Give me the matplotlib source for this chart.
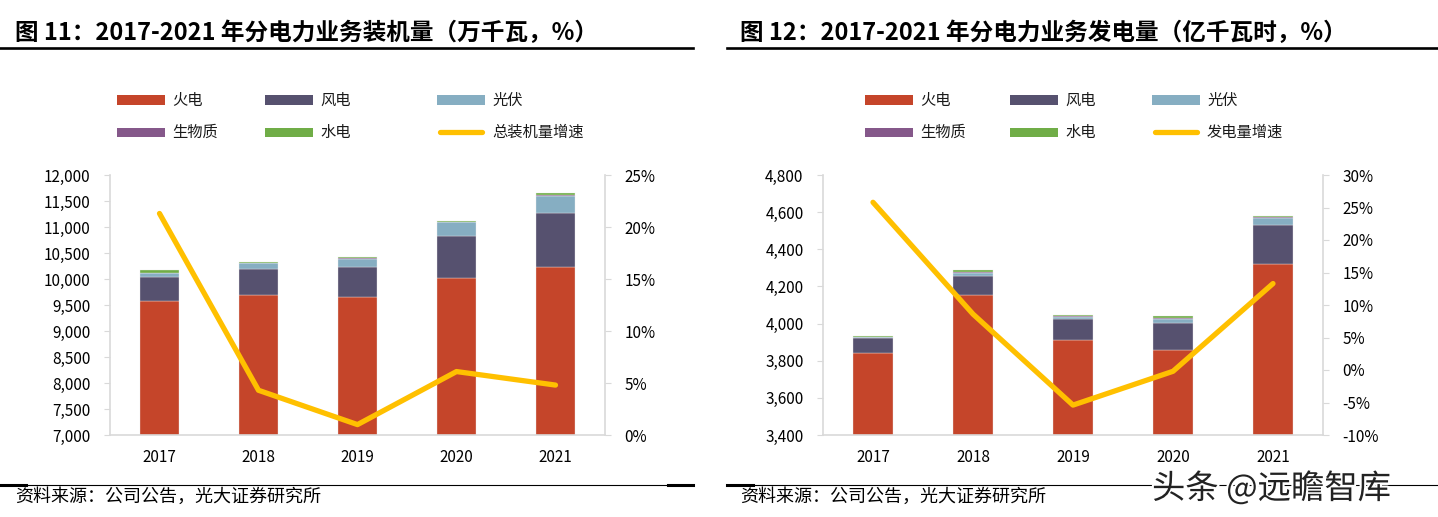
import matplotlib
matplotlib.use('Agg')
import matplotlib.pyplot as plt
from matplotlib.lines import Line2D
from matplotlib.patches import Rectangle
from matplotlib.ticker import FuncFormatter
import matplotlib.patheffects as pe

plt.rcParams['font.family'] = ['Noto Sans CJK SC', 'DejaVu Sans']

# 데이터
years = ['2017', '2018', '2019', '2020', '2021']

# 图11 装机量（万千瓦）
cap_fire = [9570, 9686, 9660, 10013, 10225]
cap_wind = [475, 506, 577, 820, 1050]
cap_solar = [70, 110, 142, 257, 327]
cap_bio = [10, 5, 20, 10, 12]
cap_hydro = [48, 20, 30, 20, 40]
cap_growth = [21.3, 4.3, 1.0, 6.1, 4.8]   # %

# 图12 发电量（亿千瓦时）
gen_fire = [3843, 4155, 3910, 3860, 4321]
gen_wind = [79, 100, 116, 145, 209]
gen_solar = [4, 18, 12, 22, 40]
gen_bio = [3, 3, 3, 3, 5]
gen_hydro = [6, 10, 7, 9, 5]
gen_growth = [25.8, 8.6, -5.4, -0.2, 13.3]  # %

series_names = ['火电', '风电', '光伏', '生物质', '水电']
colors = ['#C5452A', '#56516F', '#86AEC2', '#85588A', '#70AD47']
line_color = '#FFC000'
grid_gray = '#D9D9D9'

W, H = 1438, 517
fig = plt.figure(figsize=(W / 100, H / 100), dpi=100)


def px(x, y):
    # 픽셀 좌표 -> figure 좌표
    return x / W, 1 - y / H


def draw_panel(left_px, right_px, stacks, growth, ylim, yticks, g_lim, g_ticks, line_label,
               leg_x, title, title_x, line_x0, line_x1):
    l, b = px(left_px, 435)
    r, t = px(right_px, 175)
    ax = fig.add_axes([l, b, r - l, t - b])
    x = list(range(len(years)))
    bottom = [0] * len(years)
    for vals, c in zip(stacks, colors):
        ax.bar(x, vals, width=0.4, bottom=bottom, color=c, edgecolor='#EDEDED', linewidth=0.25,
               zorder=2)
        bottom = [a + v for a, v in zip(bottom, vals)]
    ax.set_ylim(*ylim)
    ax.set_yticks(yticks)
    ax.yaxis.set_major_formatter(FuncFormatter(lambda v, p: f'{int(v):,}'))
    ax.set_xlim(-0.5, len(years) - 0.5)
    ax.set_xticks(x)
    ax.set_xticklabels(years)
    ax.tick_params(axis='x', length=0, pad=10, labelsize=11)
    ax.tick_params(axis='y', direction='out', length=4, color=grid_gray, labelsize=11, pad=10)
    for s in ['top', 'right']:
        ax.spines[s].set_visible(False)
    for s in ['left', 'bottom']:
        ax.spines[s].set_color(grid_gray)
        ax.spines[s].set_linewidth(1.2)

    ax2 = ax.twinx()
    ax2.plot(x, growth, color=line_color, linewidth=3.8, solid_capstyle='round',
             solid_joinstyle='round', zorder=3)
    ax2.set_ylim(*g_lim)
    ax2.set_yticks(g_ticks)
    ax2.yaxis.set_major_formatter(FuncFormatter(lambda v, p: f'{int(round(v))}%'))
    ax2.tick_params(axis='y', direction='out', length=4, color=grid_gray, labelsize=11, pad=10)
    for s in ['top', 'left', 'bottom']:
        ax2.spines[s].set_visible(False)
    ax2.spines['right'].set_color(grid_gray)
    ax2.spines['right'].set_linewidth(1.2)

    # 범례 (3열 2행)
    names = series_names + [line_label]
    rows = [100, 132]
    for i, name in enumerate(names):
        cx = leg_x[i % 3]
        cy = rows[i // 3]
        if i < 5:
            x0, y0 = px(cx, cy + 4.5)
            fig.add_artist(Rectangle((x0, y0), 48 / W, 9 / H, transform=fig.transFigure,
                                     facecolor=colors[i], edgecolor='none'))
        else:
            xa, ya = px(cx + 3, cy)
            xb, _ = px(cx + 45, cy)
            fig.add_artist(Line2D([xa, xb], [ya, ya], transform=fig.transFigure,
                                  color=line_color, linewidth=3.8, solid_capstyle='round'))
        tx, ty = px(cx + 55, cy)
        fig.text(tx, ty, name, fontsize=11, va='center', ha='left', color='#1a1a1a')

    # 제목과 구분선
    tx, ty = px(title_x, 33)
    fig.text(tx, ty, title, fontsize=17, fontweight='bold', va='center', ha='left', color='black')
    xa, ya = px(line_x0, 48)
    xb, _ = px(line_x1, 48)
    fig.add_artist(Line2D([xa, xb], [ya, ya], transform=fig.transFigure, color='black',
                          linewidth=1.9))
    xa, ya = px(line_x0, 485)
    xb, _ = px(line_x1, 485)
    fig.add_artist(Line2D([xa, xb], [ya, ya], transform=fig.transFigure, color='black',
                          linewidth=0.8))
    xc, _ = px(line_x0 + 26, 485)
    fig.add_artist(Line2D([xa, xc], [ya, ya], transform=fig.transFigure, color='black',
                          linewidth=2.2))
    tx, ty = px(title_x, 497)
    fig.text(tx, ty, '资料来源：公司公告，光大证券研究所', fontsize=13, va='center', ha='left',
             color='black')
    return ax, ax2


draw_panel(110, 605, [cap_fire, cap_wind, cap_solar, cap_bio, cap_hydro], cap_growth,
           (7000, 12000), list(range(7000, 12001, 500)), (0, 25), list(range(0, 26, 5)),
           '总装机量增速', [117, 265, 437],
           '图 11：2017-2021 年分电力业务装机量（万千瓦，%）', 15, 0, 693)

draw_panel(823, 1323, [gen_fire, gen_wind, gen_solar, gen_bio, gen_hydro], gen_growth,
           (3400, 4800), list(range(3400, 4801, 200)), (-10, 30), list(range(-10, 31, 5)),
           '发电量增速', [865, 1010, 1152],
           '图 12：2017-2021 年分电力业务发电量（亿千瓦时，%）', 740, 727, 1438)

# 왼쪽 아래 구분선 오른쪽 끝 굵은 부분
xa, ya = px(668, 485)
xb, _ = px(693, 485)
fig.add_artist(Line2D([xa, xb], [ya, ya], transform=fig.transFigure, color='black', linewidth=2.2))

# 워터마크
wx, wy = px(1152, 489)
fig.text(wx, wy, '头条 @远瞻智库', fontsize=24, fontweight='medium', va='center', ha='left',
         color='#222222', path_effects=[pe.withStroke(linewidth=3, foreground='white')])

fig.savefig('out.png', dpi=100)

→ Required work
Leave the pictures out and reproduce exactly the lines from the top of the listing above through the line with "cap_growth = [21.3, 4.3, 1.0, 6.1, 4.8]".

→ Answer to this problem
Give me the matplotlib source for this chart.
import matplotlib
matplotlib.use('Agg')
import matplotlib.pyplot as plt
from matplotlib.lines import Line2D
from matplotlib.patches import Rectangle
from matplotlib.ticker import FuncFormatter
import matplotlib.patheffects as pe

plt.rcParams['font.family'] = ['Noto Sans CJK SC', 'DejaVu Sans']

# 데이터
years = ['2017', '2018', '2019', '2020', '2021']

# 图11 装机量（万千瓦）
cap_fire = [9570, 9686, 9660, 10013, 10225]
cap_wind = [475, 506, 577, 820, 1050]
cap_solar = [70, 110, 142, 257, 327]
cap_bio = [10, 5, 20, 10, 12]
cap_hydro = [48, 20, 30, 20, 40]
cap_growth = [21.3, 4.3, 1.0, 6.1, 4.8]   # %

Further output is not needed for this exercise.